Moa ribalta l’eredità rivendicata da Zapatero contro di lui: l’attuale alleanza fra Psoe e nazionalisti catalani di sinistra sarebbe una riedizione dei pessimi governi di sinistra del 1931-33 e del febbraio-luglio 1936, responsabili di riforme demagogiche e confusionarie e di aver permesso violenze di tutti i tipi contro gli oppositori politici e la Chiesa cattolica, ma soprattutto di aver distrutto l’essenza democratica del sistema.

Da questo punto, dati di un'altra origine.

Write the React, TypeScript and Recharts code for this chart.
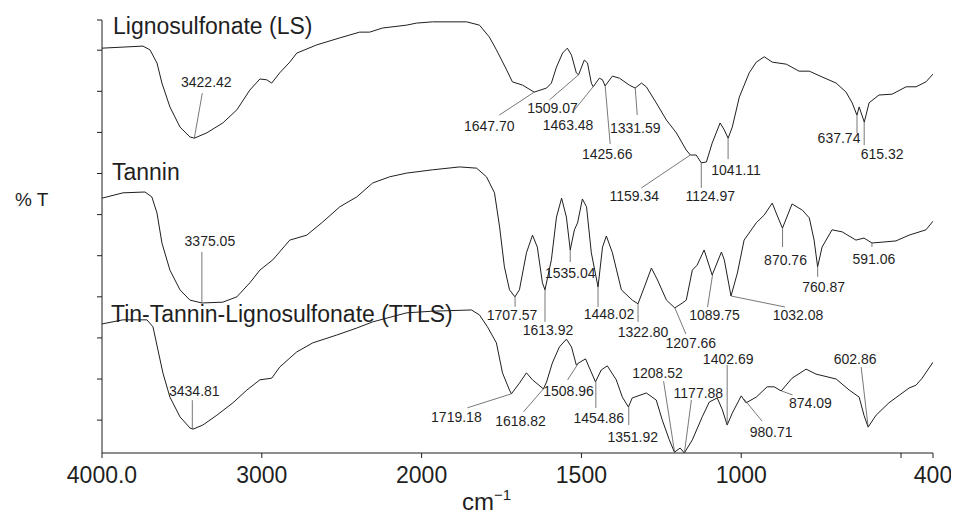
import { LineChart, Line, XAxis, YAxis, ReferenceDot } from "recharts"

// wavenumbers (cm-1), with the stacked %T reading at each one
const lsWave = [4000, 3744, 3700, 3656, 3625, 3575, 3512, 3450, 3422, 3344, 3244, 3156, 3075, 3012, 2969, 2938, 2888, 2825, 2781, 2656, 2512, 2388, 2325, 2244, 2094, 2031, 1966, 1859, 1819, 1788, 1766, 1734, 1716, 1684, 1648, 1609, 1594, 1578, 1559, 1544, 1531, 1516, 1509, 1491, 1481, 1469, 1463, 1444, 1434, 1426, 1403, 1381, 1350, 1332, 1312, 1297, 1266, 1234, 1203, 1172, 1159, 1141, 1125, 1109, 1091, 1066, 1053, 1041, 1028, 1006, 975, 953, 928, 903, 859, 819, 787, 747, 703, 672, 653, 638, 631, 615, 600, 569, 528, 484, 453, 422, 400]
const lsT = [9.85, 9.9, 9.81, 9.49, 9.0, 8.42, 7.93, 7.69, 7.66, 7.79, 8.03, 8.35, 8.83, 9.1, 9.08, 9.0, 9.25, 9.51, 9.73, 9.93, 10.1, 10.24, 10.24, 10.34, 10.41, 10.46, 10.49, 10.49, 10.41, 10.12, 9.81, 9.32, 9.03, 8.95, 8.78, 8.88, 9.0, 9.39, 9.73, 9.85, 9.68, 9.25, 9.2, 9.56, 9.49, 9.0, 8.91, 9.12, 9.08, 8.93, 9.17, 9.12, 8.95, 8.88, 9.0, 8.91, 8.52, 8.1, 7.79, 7.37, 7.25, 7.25, 7.06, 7.08, 7.54, 8.03, 7.86, 7.66, 7.93, 8.66, 9.25, 9.51, 9.64, 9.51, 9.46, 9.29, 9.29, 9.15, 9.0, 8.78, 8.52, 8.22, 8.42, 8.05, 8.52, 8.71, 8.73, 8.91, 8.91, 9.03, 9.22]

const tanninWave = [4000, 3869, 3731, 3688, 3656, 3625, 3575, 3512, 3450, 3375, 3244, 3156, 3075, 3012, 2931, 2825, 2719, 2619, 2512, 2406, 2306, 2200, 2094, 1966, 1881, 1828, 1797, 1772, 1756, 1741, 1725, 1708, 1694, 1672, 1653, 1638, 1622, 1614, 1594, 1578, 1562, 1547, 1535, 1522, 1512, 1497, 1484, 1469, 1448, 1434, 1422, 1403, 1375, 1341, 1323, 1303, 1281, 1262, 1234, 1208, 1184, 1172, 1153, 1138, 1116, 1091, 1062, 1053, 1032, 1012, 991, 953, 928, 903, 888, 871, 841, 809, 787, 772, 761, 747, 716, 684, 641, 616, 591, 559, 516, 475, 422, 400]
const tanninT = [6.2, 6.33, 6.35, 6.23, 5.84, 5.11, 4.45, 3.97, 3.72, 3.65, 3.67, 3.8, 4.14, 4.45, 4.7, 5.18, 5.3, 5.62, 5.99, 6.23, 6.57, 6.72, 6.81, 6.89, 6.96, 6.93, 6.72, 6.33, 5.5, 4.53, 3.97, 3.8, 3.97, 4.87, 5.3, 5.01, 4.14, 3.97, 4.7, 5.74, 6.2, 5.74, 4.94, 5.43, 5.6, 6.18, 5.99, 4.87, 4.04, 5.01, 5.28, 4.87, 3.97, 3.72, 3.63, 4.04, 4.5, 4.21, 3.72, 3.53, 3.65, 3.72, 4.45, 4.57, 4.94, 4.33, 4.89, 4.7, 3.82, 4.38, 5.18, 5.6, 5.79, 6.08, 5.79, 5.47, 6.06, 5.91, 5.72, 5.18, 4.53, 5.01, 5.43, 5.38, 5.18, 5.23, 5.11, 5.13, 5.16, 5.3, 5.43, 5.64]

const ttlsWave = [4000, 3869, 3719, 3681, 3650, 3619, 3575, 3512, 3450, 3431, 3369, 3281, 3181, 3094, 3012, 2938, 2888, 2825, 2781, 2681, 2531, 2406, 2306, 2094, 1966, 1844, 1819, 1794, 1766, 1747, 1725, 1719, 1694, 1672, 1653, 1619, 1609, 1591, 1569, 1547, 1531, 1516, 1509, 1487, 1475, 1456, 1438, 1419, 1391, 1372, 1353, 1341, 1297, 1266, 1247, 1225, 1209, 1191, 1178, 1153, 1122, 1100, 1075, 1059, 1044, 1028, 1000, 985, 953, 919, 897, 875, 841, 797, 766, 703, 662, 631, 616, 603, 578, 538, 475, 453, 434, 400]
const ttlsT = [3.14, 3.24, 3.24, 3.07, 2.51, 1.95, 1.36, 0.88, 0.61, 0.58, 0.68, 0.92, 1.22, 1.53, 1.78, 1.82, 2.09, 2.31, 2.46, 2.68, 2.87, 3.04, 3.19, 3.41, 3.45, 3.48, 3.36, 3.07, 2.68, 1.95, 1.53, 1.44, 1.7, 1.95, 1.78, 1.56, 1.73, 2.19, 2.58, 2.77, 2.58, 2.14, 2.19, 2.29, 2.07, 1.73, 2.02, 2.12, 1.78, 1.36, 1.12, 1.34, 1.46, 1.29, 0.8, 0.32, 0.02, 0.12, 0.0, 0.32, 0.88, 1.24, 1.34, 1.05, 0.68, 0.97, 1.39, 1.22, 1.36, 1.61, 1.61, 1.51, 1.82, 2.04, 1.92, 1.8, 1.53, 1.36, 0.92, 0.63, 0.92, 1.22, 1.58, 1.65, 1.82, 2.21]

// labelled bands and the %T of the curve where each leader line starts
const lsPeaks = [3422.42, 1647.7, 1509.07, 1463.48, 1425.66, 1331.59, 1159.34, 1124.97, 1041.11, 637.74, 615.32]
const lsPeakT = [7.66, 8.78, 9.2, 8.91, 8.93, 8.88, 7.25, 7.06, 7.66, 8.22, 8.05]
const tanninPeaks = [3375.05, 1707.57, 1613.92, 1535.04, 1448.02, 1322.8, 1207.66, 1089.75, 1032.08, 870.76, 760.87, 591.06]
const tanninPeakT = [3.65, 3.8, 3.97, 4.94, 4.04, 3.63, 3.53, 4.33, 3.82, 5.47, 4.53, 5.11]
const ttlsPeaks = [3434.81, 1719.18, 1618.82, 1508.96, 1454.86, 1351.92, 1208.52, 1177.88, 1402.69, 980.71, 874.09, 602.86]
const ttlsPeakT = [0.58, 1.44, 1.56, 2.19, 1.73, 1.12, 0.02, 0.0, 0.68, 1.31, 1.51, 0.63]

const xTicks = [4000, 3000, 2000, 1500, 1000, 500, 400]
const yTicks = [0.8, 1.8, 2.8, 3.8, 4.8, 5.8, 6.8, 7.8, 8.8, 9.8, 10.535]

// leader line end and label centre, in px from the point on the curve
type Note = { line: [number, number]; text: [number, number]; at?: number }
const lsNotes: Note[] = [
  { line: [8, -45], text: [12, -56] },
  { line: [-35, 23], text: [-45, 34] },
  { line: [-29, 25], text: [-26, 33] },
  { line: [-21, 26], text: [-25, 38] },
  { line: [5, 58], text: [2, 68] },
  { line: [2, 27], text: [0, 40] },
  { line: [-49, 33], text: [-56, 41] },
  { line: [0, 25], text: [9, 33] },
  { line: [0, 21], text: [8, 32] },
  { line: [0, 18], text: [-18, 23] },
  { line: [0, 23], text: [18, 32] },
]
const tanninNotes: Note[] = [
  { line: [0, -51], text: [8, -62] },
  { line: [0, 10], text: [-3, 18] },
  { line: [0, 32], text: [3, 40] },
  { line: [0, 12], text: [0, 23] },
  { line: [0, 20], text: [11, 27] },
  { line: [0, 18], text: [5, 28] },
  { line: [11, 26], text: [16, 35] },
  { line: [-5, 32], text: [2, 40] },
  { line: [54, 11], text: [67, 19] },
  { line: [0, 19], text: [3, 32] },
  { line: [0, 10], text: [6, 20] },
  { line: [0, 4], text: [2, 16] },
]
const ttlsNotes: Note[] = [
  { line: [0, -29], text: [2, -38] },
  { line: [-44, 14], text: [-55, 23] },
  { line: [-20, 23], text: [-23, 32] },
  { line: [-11, 17], text: [-10, 28] },
  { line: [0, 26], text: [3, 36] },
  { line: [0, 18], text: [4, 30] },
  { line: [-11, -71], text: [-17, -79] },
  { line: [7, -53], text: [14, -60] },
  { line: [0, -60], text: [1, -66], at: 1044 },
  { line: [18, 22], text: [27, 33], at: 991 },
  { line: [11, 4], text: [29, 12] },
  { line: [-7, -60], text: [-13, -68] },
]

// the axis is compressed 2x above 2000 cm-1, so plot in a folded unit
const toU = (w: number) => (w > 2000 ? 2000 + (w - 2000) / 2 : w)
const fromU = (u: number) => (u > 2000 ? 2000 + (u - 2000) * 2 : u)

const series = (wave: number[], t: number[]) =>
  wave.map((w, i) => ({ u: toU(w), v: t[i] }))

const traces = [
  { name: "Lignosulfonate (LS)", data: series(lsWave, lsT), peaks: lsPeaks, peakT: lsPeakT, notes: lsNotes, nameAt: [11, -14] },
  { name: "Tannin", data: series(tanninWave, tanninT), peaks: tanninPeaks, peakT: tanninPeakT, notes: tanninNotes, nameAt: [10, -18] },
  { name: "Tin-Tannin-Lignosulfonate (TTLS)", data: series(ttlsWave, ttlsT), peaks: ttlsPeaks, peakT: ttlsPeakT, notes: ttlsNotes, nameAt: [9, -2] },
]

const INK = "#1f1f1f"

const PeakNote = ({ cx, cy, label, note }: { cx: number; cy: number; label: string; note: Note }) => (
  <g>
    <line
      x1={cx}
      y1={cy}
      x2={cx + note.line[0]}
      y2={cy + note.line[1]}
      stroke="#555"
      strokeWidth={0.8}
    />
    <text
      x={cx + note.text[0]}
      y={cy + note.text[1] + 5}
      textAnchor="middle"
      fontSize={14}
      fill={INK}
    >
      {label}
    </text>
  </g>
)

export default function App() {
  return (
    <div style={{ fontFamily: "'Liberation Sans', Arial, Helvetica, sans-serif" }}>
      <LineChart width={951} height={505} margin={{ top: 12, right: 26, bottom: 0, left: 0 }}>
        <XAxis
          type="number"
          dataKey="u"
          domain={[400, 3000]}
          reversed
          allowDataOverflow
          ticks={xTicks.map(toU)}
          interval={0}
          tickFormatter={(u: number) => {
            const w = fromU(u)
            if (w === 4000) return "4000.0"
            if (w === 500) return ""
            return String(w)
          }}
          tick={{ fontSize: 23, fill: INK }}
          tickSize={5}
          tickMargin={9}
          height={60}
          stroke={INK}
          label={{
            content: (p: any) => {
              const vb = p.viewBox
              return (
                <text x={vb.x + 360} y={vb.y + 56.5} fontSize={24} fill={INK}>
                  cm
                  <tspan fontSize={15} dy={-10}>
                    −1
                  </tspan>
                </text>
              )
            },
          }}
        />
        <YAxis
          type="number"
          dataKey="v"
          domain={[0, 10.535]}
          allowDataOverflow
          ticks={yTicks}
          interval={0}
          tickFormatter={() => ""}
          tickSize={5}
          width={94}
          stroke={INK}
          label={{
            content: (p: any) => {
              const vb = p.viewBox
              return (
                <text x={vb.x + 7} y={vb.y + 186} fontSize={19} fill={INK}>
                  % T
                </text>
              )
            },
          }}
        />
        {traces.map((tr) => (
          <Line
            key={tr.name}
            data={tr.data}
            dataKey="v"
            type="linear"
            stroke={INK}
            strokeWidth={1}
            dot={false}
            activeDot={false}
            isAnimationActive={false}
          />
        ))}
        {traces.map((tr) => (
          <ReferenceDot
            key={"name-" + tr.name}
            x={tr.data[0].u}
            y={tr.data[0].v}
            r={0}
            ifOverflow="visible"
            shape={(p: any) => (
              <text x={p.cx + tr.nameAt[0]} y={p.cy + tr.nameAt[1]} fontSize={23} fill={INK}>
                {tr.name}
              </text>
            )}
          />
        ))}
        {traces.flatMap((tr) =>
          tr.peaks.map((pk, i) => {
            const note = tr.notes[i]
            return (
              <ReferenceDot
                key={tr.name + pk}
                x={toU(note.at ?? pk)}
                y={tr.peakT[i]}
                r={0}
                ifOverflow="visible"
                shape={(p: any) => (
                  <PeakNote cx={p.cx} cy={p.cy} label={pk.toFixed(2)} note={note} />
                )}
              />
            )
          })
        )}
      </LineChart>
    </div>
  )
}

Come ha detto nel suo intervento al Meeting di Rimini nell’agosto scorso: «L’obiettivo del Fronte Popolare consisteva nel trasformare il regime in un senso simile a quello del Partito rivoluzionario istituzionale in Messico, eliminando la destra o riducendola ad un ruolo secondario, impedendole un futuro accesso al potere».

Moa è convinto che Zapatero e i suoi alleati pensino e agiscano come Manuel Azaña e Largo Caballero, i leader repubblicani degli anni Trenta. Ha dichiarato a Libertad digital: «Bisogna fare attenzione a questa gente che vuole la rottura, perché non hanno imparato nulla dal fallimento repubblicano.

Dovevano aver imparato che in Spagna, perché un regime funzioni, deve servire la grande maggioranza degli spagnoli. L’idea generale che avevano le sinistre durante la Repubblica, e che continuano ad avere oggi, è che c’è democrazia quando comandano loro. Quando non comandano loro, non lo accettano. Quel che dovevano aver imparato, e che sembrava avessero imparato, è che riconciliazione significa riconoscere gli altri». Invece così non era: «La sinistra e i separatisti hanno accettato l’esito della prima transizione perché non avevano altra scelta. Ma adesso che tornano a sentirsi forti, tornano ad usare il vecchio linguaggio repubblicano».

L’unica differenza profonda riguarda la natura del principale pericolo che la Spagna correva negli anni Trenta e di quello che corre oggi: allora era la dittatura comunista, oggi sarebbe la frammentazione separatista che Zapatero sta facilitando. Ma il rischio di fondo, Moa fa capire, è lo stesso di allora: che la società spagnola si trovi un altro Franco e reagisca con un altro alzamiento.

Ecco la ragione delle reazioni intimidatorie.